Location
- Brook Lane Fareham, Hampshire, SO31 7DU United Kingdom 50°51′57″N 1°16′58″W﻿ / ﻿50.8659°N 1.2829°W

Information
- Type: Community school
- Motto: Aspire, ACT, Achieve
- Local authority: Hampshire
- Department for Education URN: 116419 Tables
- Ofsted: Reports
- Head teacher: Stuart Parkes
- Gender: Mixed
- Age: 11 to 16
- Enrolment: 1800
- Houses: Attenborough, Nightingale, Mercury, Austen, Windsor, Newton, Seacole
- Colour: Navy Blue
- Website: https://www.brookfield.hants.sch.uk/

= Brookfield Community School, Fareham =

Brookfield Community School is a large state-funded secondary school located in the Locks Heath ward of the Borough of Fareham. Brookfield serves 6 feeder schools in the local area: Locks Heath Junior School, Park Gate Primary School, Hook-With-Warsash Church of England Academy, St John the Baptist CofE Primary school, Sarisbury Church of England Junior School, and St Anthony's Catholic Primary School.

Brookfield is one of the largest co-educational, comprehensive secondary schools in Hampshire; the school currently has approximately 1883 students on roll and there are approximately 120 teachers, 12 LSAs and 6 cover supervisors employed at the school. The school teaches years 7 to 11.

== Status ==

Ofsted made the following key judgements following school inspection on 11 March 2025: Quality of education: Good, Behaviour and attitudes: Good; Personal development: Outstanding; Leadership and management: Good.
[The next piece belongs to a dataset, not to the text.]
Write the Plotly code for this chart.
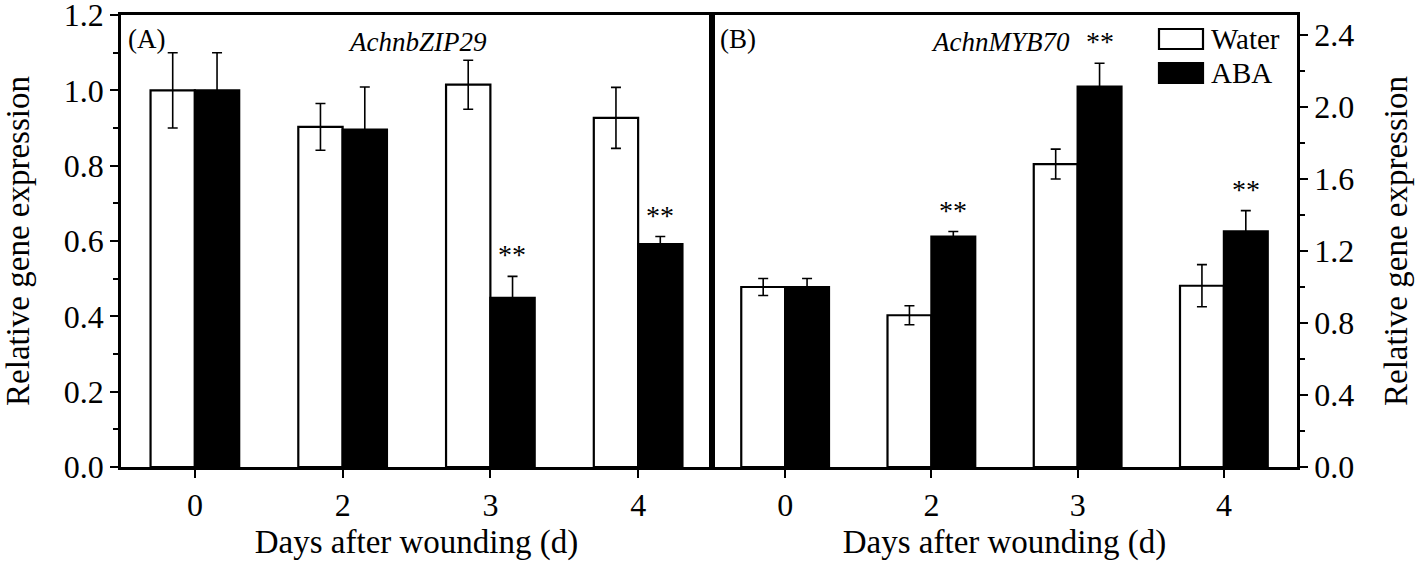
import plotly.graph_objects as go
from plotly.subplots import make_subplots

days = ["0", "2", "3", "4"]

# Panel A: AchnbZIP29
a_water = [1.00, 0.903, 1.015, 0.927]
a_water_err = [0.10, 0.062, 0.065, 0.081]
a_aba = [1.00, 0.896, 0.449, 0.592]
a_aba_err = [0.10, 0.113, 0.057, 0.020]
a_sig = [False, False, True, True]

# Panel B: AchnMYB70
b_water = [1.00, 0.843, 1.683, 1.007]
b_water_err = [0.047, 0.053, 0.083, 0.117]
b_aba = [1.00, 1.28, 2.113, 1.309]
b_aba_err = [0.047, 0.028, 0.13, 0.115]
b_sig = [False, True, True, True]

FONT = "Liberation Serif"
W, H = 1416, 561
L, R, T, B = 121, 119, 15, 94
PW, PH = W - L - R, H - T - B

fig = make_subplots(rows=1, cols=2, horizontal_spacing=0)

def add_panel(col, water, werr, aba, aerr):
    fig.add_trace(go.Bar(
        x=days, y=water, name="Water", offsetgroup="w",
        marker=dict(color="white", line=dict(color="black", width=2.2)),
        error_y=dict(type="data", array=werr, visible=True, color="black",
                     thickness=1.6, width=5),
        showlegend=False), row=1, col=col)
    fig.add_trace(go.Bar(
        x=days, y=aba, name="ABA", offsetgroup="a",
        marker=dict(color="black", line=dict(color="black", width=2.2)),
        error_y=dict(type="data", array=aerr, visible=True, color="black",
                     thickness=1.6, width=5),
        showlegend=False), row=1, col=col)

add_panel(1, a_water, a_water_err, a_aba, a_aba_err)
add_panel(2, b_water, b_water_err, b_aba, b_aba_err)

def px_x(x):
    return (x - L) / PW

def px_y(y):
    return 1 - (y - T) / PH

xd1 = [0, 591 / PW]
xd2 = [591 / PW, 1]

tickfont = dict(family=FONT, size=32, color="black")
titlefont = dict(family=FONT, size=33, color="black")

common_x = dict(type="category", range=[-0.5, 3.5], automargin=False,
                showline=True, linecolor="black", linewidth=2.6, mirror=True,
                ticks="outside", ticklen=8, tickwidth=2.2, tickcolor="black",
                tickfont=tickfont, showgrid=False, zeroline=False,
                title=dict(text="Days after wounding (d)", font=titlefont, standoff=8))

fig.update_layout(
    width=W, height=H,
    margin=dict(l=L, r=R, t=T, b=B, autoexpand=False),
    plot_bgcolor="white", paper_bgcolor="white",
    bargap=0.40, bargroupgap=0,
    barmode="group",
    xaxis=dict(domain=xd1, **common_x),
    xaxis2=dict(domain=xd2, **common_x),
    yaxis=dict(domain=[0, 1], range=[0, 1.2001], tickmode="linear", tick0=0, dtick=0.2,
               tickformat=".1f", automargin=False, ticklabeloverflow="allow",
               showline=True, linecolor="black", linewidth=2.6, mirror=True,
               ticks="outside", ticklen=8, tickwidth=2.2, tickcolor="black",
               minor=dict(ticks="outside", ticklen=5, tickmode="linear", tick0=0, dtick=0.1,
                          tickwidth=2, tickcolor="black", showgrid=False),
               tickfont=tickfont, showgrid=False, zeroline=False,
               title=dict(text="Relative gene expression", font=titlefont, standoff=27)),
    yaxis2=dict(domain=[0, 1], range=[0, 2.511], tickmode="linear", tick0=0, dtick=0.4,
                tickformat=".1f", automargin=False, ticklabeloverflow="allow",
                side="right", anchor="x2",
                showline=True, linecolor="black", linewidth=2.6, mirror=True,
                ticks="outside", ticklen=8, tickwidth=2.2, tickcolor="black",
                minor=dict(ticks="outside", ticklen=5, tickmode="linear", tick0=0, dtick=0.2,
                           tickwidth=2, tickcolor="black", showgrid=False),
                tickfont=tickfont, showgrid=False, zeroline=False,
                title=dict(text="Relative gene expression", font=titlefont, standoff=31)),
)

# significance markers
for xref, yref, vals, errs, sig in [("x", "y", a_aba, a_aba_err, a_sig),
                                    ("x2", "y2", b_aba, b_aba_err, b_sig)]:
    for i, (v, e, s) in enumerate(zip(vals, errs, sig)):
        if s:
            fig.add_annotation(x=i, y=v + e, xref=xref, yref=yref, text="**",
                               showarrow=False, xshift=22, yshift=4, yanchor="bottom",
                               font=dict(family=FONT, size=28, color="black"))

# panel labels and gene names
lab = dict(family=FONT, size=27, color="black")
fig.add_annotation(x=px_x(126), y=px_y(22), xref="paper", yref="paper", text="(A)",
                   showarrow=False, xanchor="left", yanchor="top", font=lab)
fig.add_annotation(x=px_x(718), y=px_y(22), xref="paper", yref="paper", text="(B)",
                   showarrow=False, xanchor="left", yanchor="top", font=lab)
fig.add_annotation(x=px_x(417), y=px_y(42), xref="paper", yref="paper", text="<i>AchnbZIP29</i>",
                   showarrow=False, xanchor="center", yanchor="middle", font=lab)
fig.add_annotation(x=px_x(1000), y=px_y(42), xref="paper", yref="paper", text="<i>AchnMYB70</i>",
                   showarrow=False, xanchor="center", yanchor="middle", font=lab)

# legend (manual)
legend_items = [("Water", "white", 39), ("ABA", "black", 73)]
for name, color, yc in legend_items:
    fig.add_shape(type="rect", xref="paper", yref="paper",
                  x0=px_x(1159), x1=px_x(1203), y0=px_y(yc + 10), y1=px_y(yc - 10),
                  line=dict(color="black", width=2.2), fillcolor=color)
    fig.add_annotation(x=px_x(1209), y=px_y(yc), xref="paper", yref="paper", text=name,
                       showarrow=False, xanchor="left", yanchor="middle",
                       font=dict(family=FONT, size=29, color="black"))

fig.write_html("out.html", config={"displayModeBar": False},
               post_script="document.body.style.margin='0';document.body.style.overflow='hidden';")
Subjects taught include core subjects such as English, Maths, Biology, Chemistry, and Physics, but also offer the following: Art, Business Studies, Enterprise and Marketing, Food Preparation and Nutrition, Hospitality and Catering, Citizenship, Computer Science, Creative iMedia, Dance, Drama, Performing Arts, French, Geography, German, Design and Technology, Health and Social Care, History, Music, Physical Education, Sports Studies, Photography, Religious Studies, Spanish, Statistics, and Textiles.

== School buildings==
There are 17 computer suites around the School, and specialist rooms for catering, science and technology.